Metropolitan News-Enterprise


Thursday, August 10, 2006


Page 1


Court of Appeal Says Landlords May Be Forced  to Pay Interest on Tenants’ Security Deposits




A since-amended San Francisco ordinance requiring landlords to pay 5 percent interest on security deposits held for more than one year did not cause not an unconstitutional taking of property, the First District Court of Appeal ruled yesterday.

Div. Five affirmed San Francisco Superior Court Judge Richard Kramer’s ruling in favor of the city in a class action brought on behalf of small landlords. The landlords argued that once money market interest rates dipped below 5 percent, they were “damaged by having to pay [the] difference from their own funds,” and that this violated the state and federal constitutional requirements that property not be taken for a public purpose without compensation.

 The ordinance was amended in 2002, several months after the suit was filed, to require that interest be paid at the Federal Reserve discount rate instead of a fixed rate.

Alameda Superior Court Judge Thomas Reardon, sitting on assignment in the Court of Appeal, said the trial judge was correct in ruling that the ordinance did not effect a taking.

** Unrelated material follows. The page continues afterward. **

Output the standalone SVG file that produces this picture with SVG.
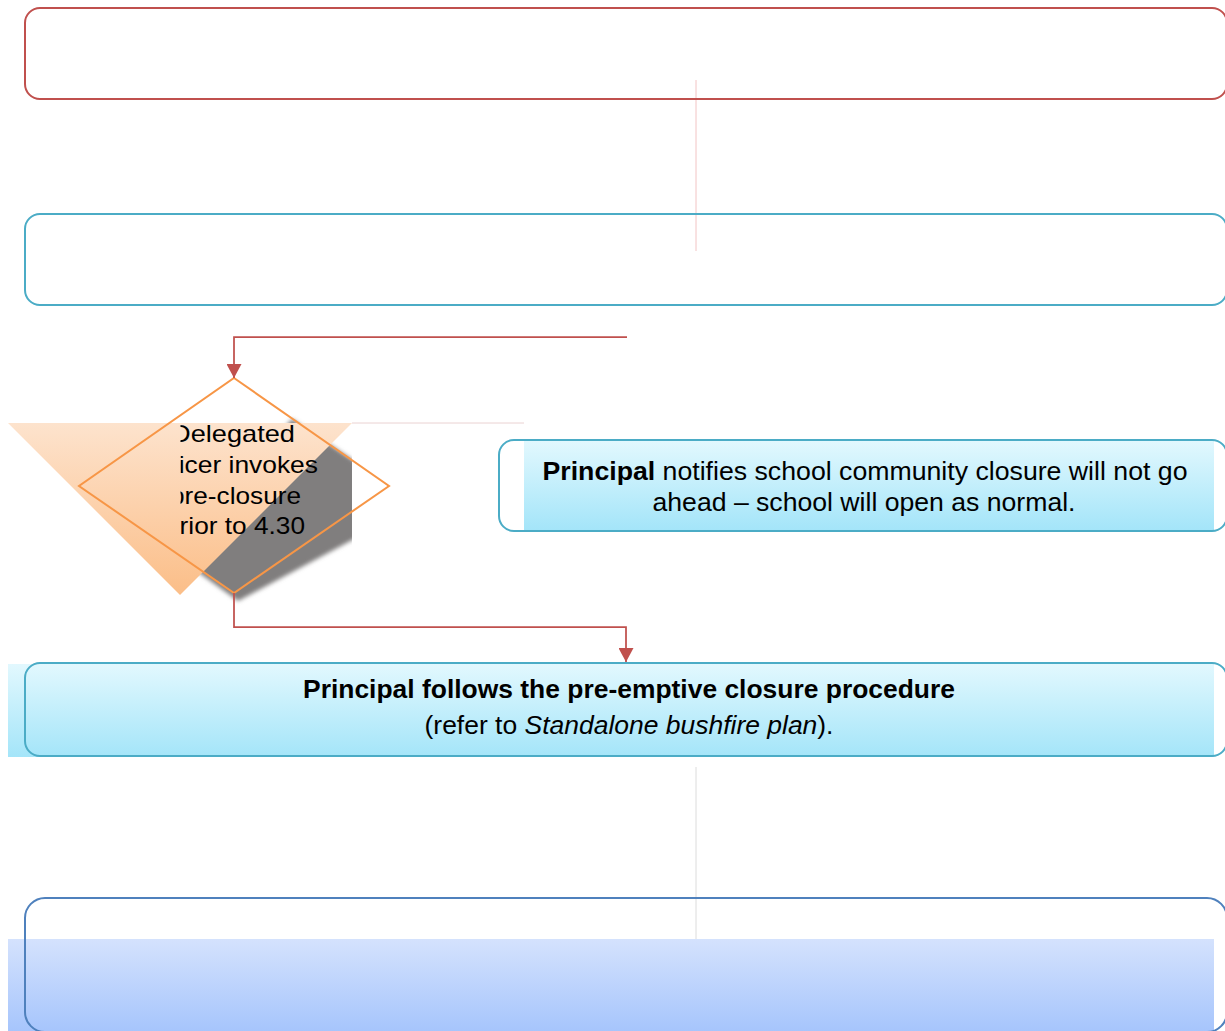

Reardon reasoned that the ordinance did not create a regulatory taking because there was no “inexorable” loss to the landlords.

He explained:

“[L]andlords would not necessarily have to pay out more interest than they earned on the security deposits, because the Ordinance did not compel them to invest the deposits in accounts paying less than 5 percent interest. Indeed, as the trial court noted, landlords could invest the security deposit ‘in a higher risk venture, use it as working capital for the rental business, or use it for general personal or business cash flow purposes,’ constrained only by the obligation that, within a statutory period after the termination of the tenancy, the landlord had to pay the tenant an amount equal to the security deposit and interest, less permissible deductions.”

The jurist cited evidence that the overall average yield for money market funds was 5.14 percent for the period from January 1985 through July 2002, the month before the ordinance was amended. Even if there were transactional fees, Reardon added, there was no evidence that landlords experienced a net loss from the holding of their deposits.

While some landlords did, in fact, have to pay out more to the tenants than the interest they gained on the deposits, the net losses were small and were offset by the benefit to the landlords of being allowed to hold the security deposit, which could be returned without interest after a year or less if the landlord chose, the jurist said.

The case is Small Property Owners of San Francisco v. City and County of San Francisco, A108924.